My goal was one DIY a month and I read koala’s needing mittens for care after brush fires in Australia. I followed this pattern and they currently don't need any more but I still wanted to help! The mittens help them heal and protect the burn creams when rubbed on their burnt paws. One of the supplies needed was 100% cotton fabric. The only 100% cotton I have is one of Max’s onesie and it’s the first thing that came to mind. Did I want to go all the way to Joann’s to limp around to find it or do I use what I have? Do I really want to use what I have? Something told me to do it and so happy I followed that conviction.
I know it’s a onesie and it doesn’t seem like a big deal , but it’s not just a cotton onesie- This onesie represents so much and I keep telling myself it is nothing but a piece of fabric. But if I’m being honest with myself and my grief, it’s not just a piece of fabric, it’s a lifetime of planning, dirty diapers, baby detergent, night feedings, first steps, a first birthday, junior high graduation, a first girlfriend- my mind goes on and on to what could have been. And I could let this one go and just put it back in his closet and pretend to hold on to something that will never be. Or I could do something in his honor.
I kept giving myself pep talks as I cut it.
“It’s a dumb onesie and he was too fat for it anyways”

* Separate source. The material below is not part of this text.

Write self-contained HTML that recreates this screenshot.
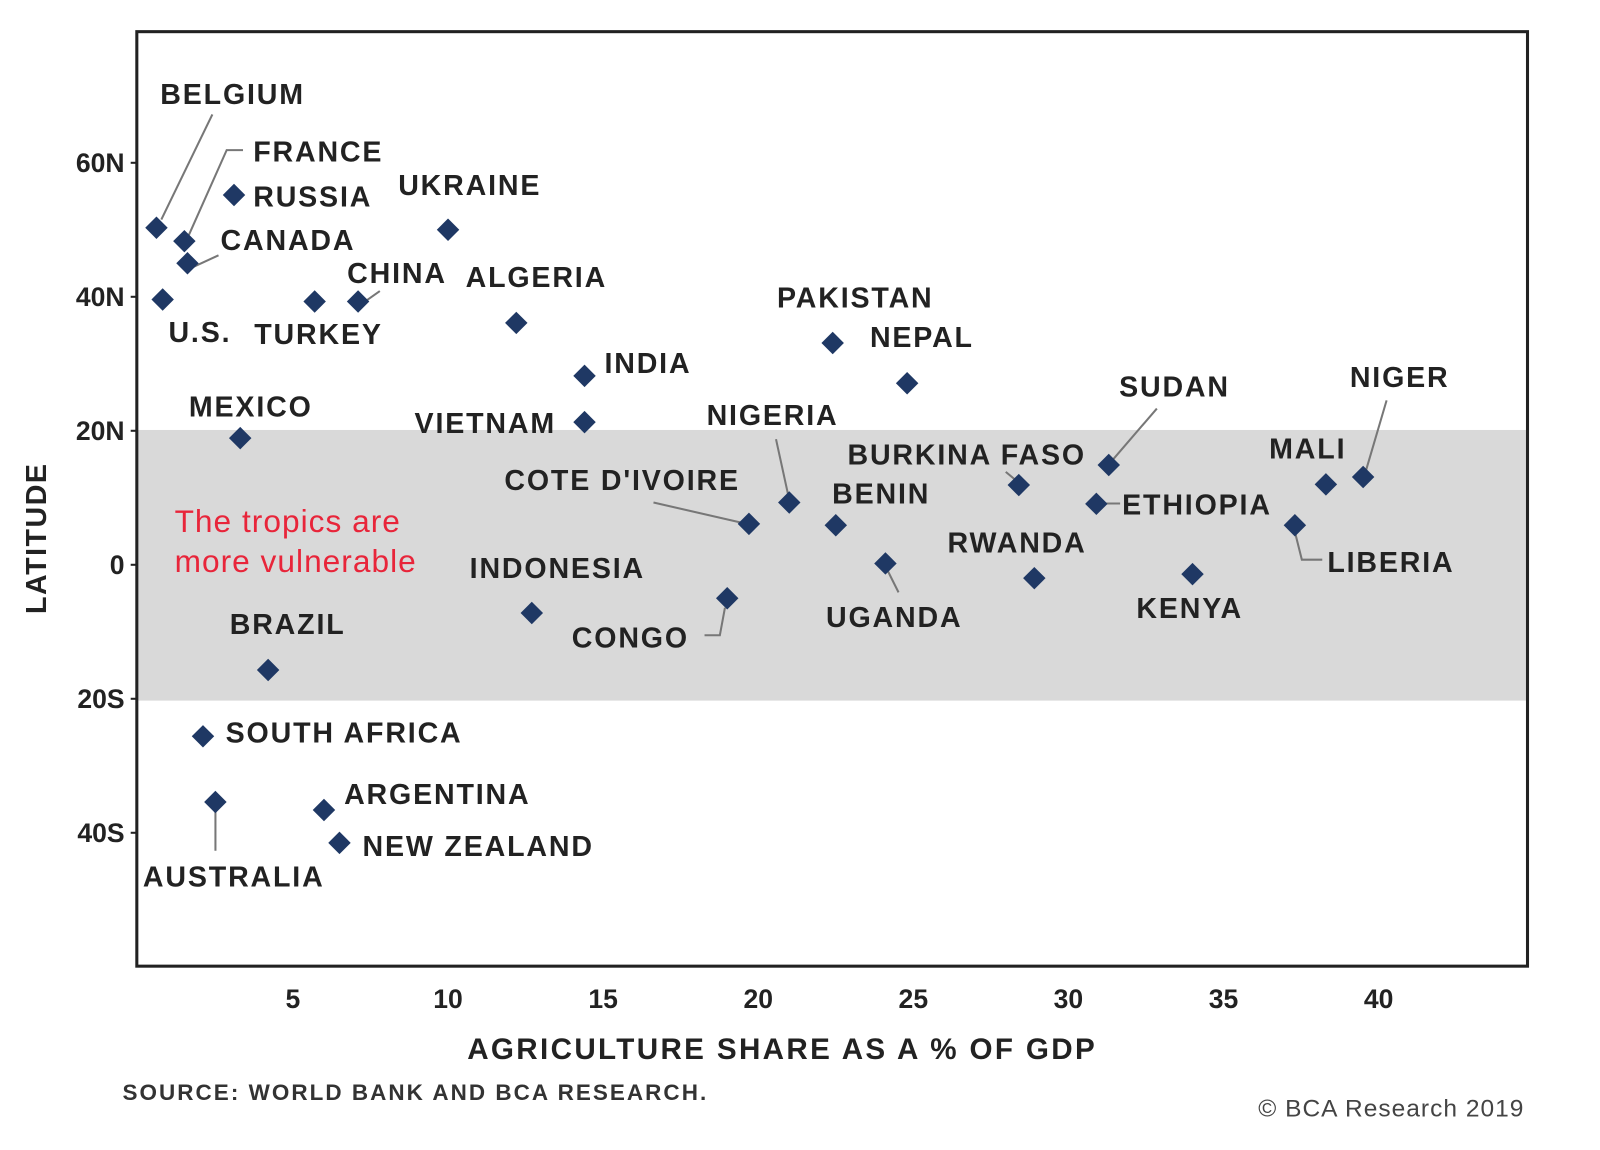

And I even bartered with myself “Do koala’s really need these?”
Seriously. The things a crazy grieving mother will say is hilarious and sad.
It would take me longer to set up my sewing machine than it would to do it by hand. When I was done I looked at the stitches it represented all of my grief. Cheesy but this is what it was. That tiny mitten told my story. Some stitches were so messy I didn’t want to look at them, some of them were so perfectly aligned and unexpectedly got crooked. Regardless of what the lines looked like, they held together something that was important that had nothing to do with me. And giving my grief to that means so much more.